* BEGIN Provided entries *

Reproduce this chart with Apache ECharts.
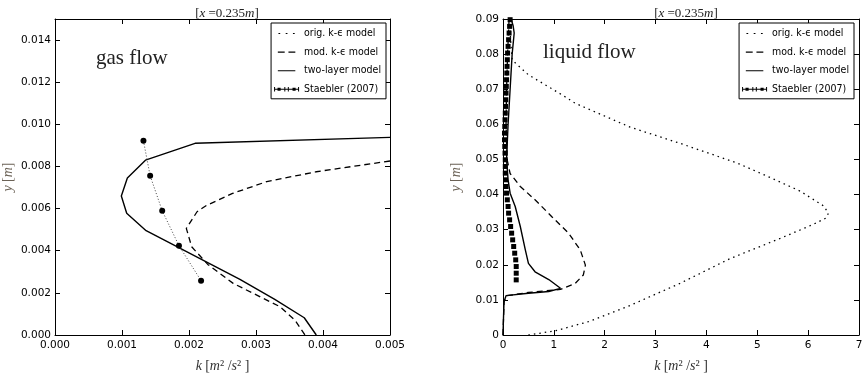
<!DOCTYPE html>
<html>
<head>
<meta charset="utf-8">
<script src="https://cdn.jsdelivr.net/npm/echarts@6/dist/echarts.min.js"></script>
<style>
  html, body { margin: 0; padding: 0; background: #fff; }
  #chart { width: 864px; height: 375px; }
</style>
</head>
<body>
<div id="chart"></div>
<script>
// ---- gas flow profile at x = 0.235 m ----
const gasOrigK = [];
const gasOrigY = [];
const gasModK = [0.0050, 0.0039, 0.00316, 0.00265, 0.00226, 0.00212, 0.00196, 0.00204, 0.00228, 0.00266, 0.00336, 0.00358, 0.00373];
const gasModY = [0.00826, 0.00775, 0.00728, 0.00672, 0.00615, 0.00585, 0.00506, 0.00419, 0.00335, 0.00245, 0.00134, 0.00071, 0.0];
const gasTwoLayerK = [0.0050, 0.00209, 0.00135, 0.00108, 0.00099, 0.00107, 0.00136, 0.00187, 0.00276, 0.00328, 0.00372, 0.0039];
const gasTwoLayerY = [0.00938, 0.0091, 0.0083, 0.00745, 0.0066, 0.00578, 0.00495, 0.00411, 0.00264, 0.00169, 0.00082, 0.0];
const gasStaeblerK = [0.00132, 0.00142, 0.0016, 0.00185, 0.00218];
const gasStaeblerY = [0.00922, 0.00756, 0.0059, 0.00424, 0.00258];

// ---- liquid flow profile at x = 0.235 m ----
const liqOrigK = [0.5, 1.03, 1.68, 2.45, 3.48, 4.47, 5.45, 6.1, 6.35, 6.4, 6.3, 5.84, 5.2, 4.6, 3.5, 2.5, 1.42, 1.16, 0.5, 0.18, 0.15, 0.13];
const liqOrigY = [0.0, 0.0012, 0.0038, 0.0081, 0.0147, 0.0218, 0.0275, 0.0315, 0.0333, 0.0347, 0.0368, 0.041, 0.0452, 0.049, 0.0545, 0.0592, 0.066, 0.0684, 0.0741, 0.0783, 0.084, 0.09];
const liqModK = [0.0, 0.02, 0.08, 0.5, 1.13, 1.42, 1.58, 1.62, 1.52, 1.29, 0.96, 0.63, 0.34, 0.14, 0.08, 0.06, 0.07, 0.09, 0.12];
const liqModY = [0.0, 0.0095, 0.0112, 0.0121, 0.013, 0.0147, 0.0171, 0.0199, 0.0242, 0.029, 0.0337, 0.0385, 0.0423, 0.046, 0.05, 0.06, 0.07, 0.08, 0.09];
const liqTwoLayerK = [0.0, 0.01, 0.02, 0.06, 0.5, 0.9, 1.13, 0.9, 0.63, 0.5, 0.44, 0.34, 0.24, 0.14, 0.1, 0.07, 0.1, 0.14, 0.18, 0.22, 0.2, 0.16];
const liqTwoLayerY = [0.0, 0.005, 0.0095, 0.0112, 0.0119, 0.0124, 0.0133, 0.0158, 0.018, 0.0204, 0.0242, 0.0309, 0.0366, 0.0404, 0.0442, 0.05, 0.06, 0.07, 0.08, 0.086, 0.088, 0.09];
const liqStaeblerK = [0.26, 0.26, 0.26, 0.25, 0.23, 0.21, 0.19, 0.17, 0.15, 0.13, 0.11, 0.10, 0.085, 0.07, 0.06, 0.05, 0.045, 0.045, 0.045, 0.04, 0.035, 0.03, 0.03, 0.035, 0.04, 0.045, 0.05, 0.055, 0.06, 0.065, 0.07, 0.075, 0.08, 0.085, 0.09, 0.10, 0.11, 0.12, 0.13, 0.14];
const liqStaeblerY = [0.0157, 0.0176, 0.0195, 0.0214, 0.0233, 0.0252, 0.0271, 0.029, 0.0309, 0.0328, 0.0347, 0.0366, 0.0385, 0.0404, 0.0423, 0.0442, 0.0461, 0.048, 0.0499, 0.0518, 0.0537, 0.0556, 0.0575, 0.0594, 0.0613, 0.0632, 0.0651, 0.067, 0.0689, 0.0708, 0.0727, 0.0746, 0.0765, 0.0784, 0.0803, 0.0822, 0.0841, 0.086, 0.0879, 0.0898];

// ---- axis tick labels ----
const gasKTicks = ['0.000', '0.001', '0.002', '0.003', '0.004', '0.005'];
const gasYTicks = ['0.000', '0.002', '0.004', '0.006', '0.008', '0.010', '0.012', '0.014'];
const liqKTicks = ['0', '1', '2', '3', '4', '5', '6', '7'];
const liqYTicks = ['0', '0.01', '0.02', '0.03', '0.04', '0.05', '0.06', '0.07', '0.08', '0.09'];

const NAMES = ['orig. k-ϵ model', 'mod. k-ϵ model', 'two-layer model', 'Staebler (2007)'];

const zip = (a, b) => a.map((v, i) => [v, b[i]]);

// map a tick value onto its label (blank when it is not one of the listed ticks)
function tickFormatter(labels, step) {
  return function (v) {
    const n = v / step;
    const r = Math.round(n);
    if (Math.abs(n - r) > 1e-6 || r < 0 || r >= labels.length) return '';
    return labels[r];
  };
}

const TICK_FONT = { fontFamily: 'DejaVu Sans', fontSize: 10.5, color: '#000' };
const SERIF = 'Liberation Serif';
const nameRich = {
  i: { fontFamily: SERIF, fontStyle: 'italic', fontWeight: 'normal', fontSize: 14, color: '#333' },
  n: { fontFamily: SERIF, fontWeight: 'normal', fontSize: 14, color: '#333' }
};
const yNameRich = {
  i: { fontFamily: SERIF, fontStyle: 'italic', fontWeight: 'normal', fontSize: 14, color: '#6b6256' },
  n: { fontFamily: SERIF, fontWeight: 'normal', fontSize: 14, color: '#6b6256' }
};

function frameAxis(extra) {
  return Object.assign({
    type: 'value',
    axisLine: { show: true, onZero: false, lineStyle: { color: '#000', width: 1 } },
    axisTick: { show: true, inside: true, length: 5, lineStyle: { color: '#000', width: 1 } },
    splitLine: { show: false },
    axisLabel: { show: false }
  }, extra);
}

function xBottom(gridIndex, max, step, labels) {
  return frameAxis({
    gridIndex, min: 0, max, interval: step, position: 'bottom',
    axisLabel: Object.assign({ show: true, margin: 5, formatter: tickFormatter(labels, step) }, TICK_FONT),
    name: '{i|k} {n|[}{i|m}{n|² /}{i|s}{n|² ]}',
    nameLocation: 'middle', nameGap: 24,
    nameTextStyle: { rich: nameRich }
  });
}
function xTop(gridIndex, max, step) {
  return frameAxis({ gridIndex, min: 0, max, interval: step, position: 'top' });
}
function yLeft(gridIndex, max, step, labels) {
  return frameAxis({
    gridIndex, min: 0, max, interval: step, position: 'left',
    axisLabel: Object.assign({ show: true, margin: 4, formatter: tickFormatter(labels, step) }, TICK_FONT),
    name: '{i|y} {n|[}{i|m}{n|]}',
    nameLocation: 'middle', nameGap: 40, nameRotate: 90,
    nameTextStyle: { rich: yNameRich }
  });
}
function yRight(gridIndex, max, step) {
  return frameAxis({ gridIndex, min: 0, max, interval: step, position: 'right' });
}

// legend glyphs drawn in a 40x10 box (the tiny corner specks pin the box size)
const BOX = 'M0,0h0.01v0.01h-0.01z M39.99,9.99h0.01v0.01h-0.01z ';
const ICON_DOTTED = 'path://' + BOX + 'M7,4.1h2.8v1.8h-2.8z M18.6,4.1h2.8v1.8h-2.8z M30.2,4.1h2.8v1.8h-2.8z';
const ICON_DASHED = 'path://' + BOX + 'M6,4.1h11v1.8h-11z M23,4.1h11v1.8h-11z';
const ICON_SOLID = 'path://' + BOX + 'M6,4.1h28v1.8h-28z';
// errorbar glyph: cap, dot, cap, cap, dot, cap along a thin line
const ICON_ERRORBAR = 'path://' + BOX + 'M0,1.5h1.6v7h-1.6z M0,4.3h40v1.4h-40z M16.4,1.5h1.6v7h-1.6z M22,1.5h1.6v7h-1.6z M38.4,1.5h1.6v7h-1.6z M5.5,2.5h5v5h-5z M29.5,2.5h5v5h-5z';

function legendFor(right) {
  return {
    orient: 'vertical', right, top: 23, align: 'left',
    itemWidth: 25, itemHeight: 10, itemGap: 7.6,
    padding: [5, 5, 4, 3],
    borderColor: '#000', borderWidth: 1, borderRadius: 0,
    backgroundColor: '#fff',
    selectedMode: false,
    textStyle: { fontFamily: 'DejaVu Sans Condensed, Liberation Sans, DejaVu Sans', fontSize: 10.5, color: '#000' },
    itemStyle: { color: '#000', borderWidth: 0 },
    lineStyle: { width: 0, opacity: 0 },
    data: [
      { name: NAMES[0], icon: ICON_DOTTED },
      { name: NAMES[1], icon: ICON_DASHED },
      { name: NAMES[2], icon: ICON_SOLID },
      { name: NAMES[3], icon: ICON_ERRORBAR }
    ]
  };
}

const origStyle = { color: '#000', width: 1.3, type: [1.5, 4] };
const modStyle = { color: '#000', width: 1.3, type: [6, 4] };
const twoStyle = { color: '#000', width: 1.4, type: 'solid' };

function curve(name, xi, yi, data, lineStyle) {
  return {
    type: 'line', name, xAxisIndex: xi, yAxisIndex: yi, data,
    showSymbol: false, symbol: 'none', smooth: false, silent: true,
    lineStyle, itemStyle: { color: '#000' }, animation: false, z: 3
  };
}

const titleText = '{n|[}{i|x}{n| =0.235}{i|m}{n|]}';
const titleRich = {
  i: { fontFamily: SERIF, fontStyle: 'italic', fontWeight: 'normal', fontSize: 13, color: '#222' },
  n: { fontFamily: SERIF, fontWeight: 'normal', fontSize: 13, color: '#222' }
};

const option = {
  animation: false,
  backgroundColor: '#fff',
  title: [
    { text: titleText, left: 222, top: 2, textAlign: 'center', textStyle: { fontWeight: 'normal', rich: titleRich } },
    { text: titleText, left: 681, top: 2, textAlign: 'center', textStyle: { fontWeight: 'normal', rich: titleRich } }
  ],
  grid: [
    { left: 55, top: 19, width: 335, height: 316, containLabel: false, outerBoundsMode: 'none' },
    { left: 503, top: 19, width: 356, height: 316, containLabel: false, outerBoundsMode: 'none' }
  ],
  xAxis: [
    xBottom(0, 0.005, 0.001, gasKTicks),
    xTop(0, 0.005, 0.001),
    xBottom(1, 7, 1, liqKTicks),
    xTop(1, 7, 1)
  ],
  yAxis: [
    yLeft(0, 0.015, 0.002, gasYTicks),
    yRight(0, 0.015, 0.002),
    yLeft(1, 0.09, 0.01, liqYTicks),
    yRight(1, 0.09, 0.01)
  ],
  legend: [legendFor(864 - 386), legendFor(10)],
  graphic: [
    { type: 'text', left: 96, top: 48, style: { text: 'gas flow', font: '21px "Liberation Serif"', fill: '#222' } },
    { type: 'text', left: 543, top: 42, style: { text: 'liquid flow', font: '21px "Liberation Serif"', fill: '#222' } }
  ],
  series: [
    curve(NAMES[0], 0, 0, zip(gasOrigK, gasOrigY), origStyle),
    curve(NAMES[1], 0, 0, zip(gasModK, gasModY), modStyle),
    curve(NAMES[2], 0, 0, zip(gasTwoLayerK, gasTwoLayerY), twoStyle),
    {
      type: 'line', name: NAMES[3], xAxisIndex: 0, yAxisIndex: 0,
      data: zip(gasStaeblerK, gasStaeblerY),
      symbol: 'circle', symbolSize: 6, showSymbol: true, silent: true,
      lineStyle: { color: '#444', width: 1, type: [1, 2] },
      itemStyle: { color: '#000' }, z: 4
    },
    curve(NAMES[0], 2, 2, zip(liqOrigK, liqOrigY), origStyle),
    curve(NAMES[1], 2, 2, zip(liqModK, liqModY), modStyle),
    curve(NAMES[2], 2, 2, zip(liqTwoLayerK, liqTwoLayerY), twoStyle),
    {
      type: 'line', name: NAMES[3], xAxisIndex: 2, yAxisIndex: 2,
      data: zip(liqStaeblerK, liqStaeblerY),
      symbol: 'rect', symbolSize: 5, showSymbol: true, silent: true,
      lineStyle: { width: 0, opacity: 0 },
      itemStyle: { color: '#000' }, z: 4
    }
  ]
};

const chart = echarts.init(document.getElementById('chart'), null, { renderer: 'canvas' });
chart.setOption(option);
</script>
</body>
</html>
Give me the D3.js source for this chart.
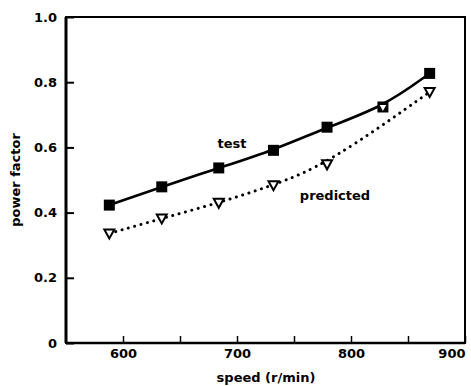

* END Provided entries *

Everything from the first line to the line with "0.0059, 0.00424, 0.00258];" must be repeated exactly, and nothing else. Leave the pictures out.

## Exercise answer
Reproduce this chart with Apache ECharts.
<!DOCTYPE html>
<html>
<head>
<meta charset="utf-8">
<script src="https://cdn.jsdelivr.net/npm/echarts@6/dist/echarts.min.js"></script>
<style>
  html, body { margin: 0; padding: 0; background: #fff; }
  #chart { width: 864px; height: 375px; }
</style>
</head>
<body>
<div id="chart"></div>
<script>
// ---- gas flow profile at x = 0.235 m ----
const gasOrigK = [];
const gasOrigY = [];
const gasModK = [0.0050, 0.0039, 0.00316, 0.00265, 0.00226, 0.00212, 0.00196, 0.00204, 0.00228, 0.00266, 0.00336, 0.00358, 0.00373];
const gasModY = [0.00826, 0.00775, 0.00728, 0.00672, 0.00615, 0.00585, 0.00506, 0.00419, 0.00335, 0.00245, 0.00134, 0.00071, 0.0];
const gasTwoLayerK = [0.0050, 0.00209, 0.00135, 0.00108, 0.00099, 0.00107, 0.00136, 0.00187, 0.00276, 0.00328, 0.00372, 0.0039];
const gasTwoLayerY = [0.00938, 0.0091, 0.0083, 0.00745, 0.0066, 0.00578, 0.00495, 0.00411, 0.00264, 0.00169, 0.00082, 0.0];
const gasStaeblerK = [0.00132, 0.00142, 0.0016, 0.00185, 0.00218];
const gasStaeblerY = [0.00922, 0.00756, 0.0059, 0.00424, 0.00258];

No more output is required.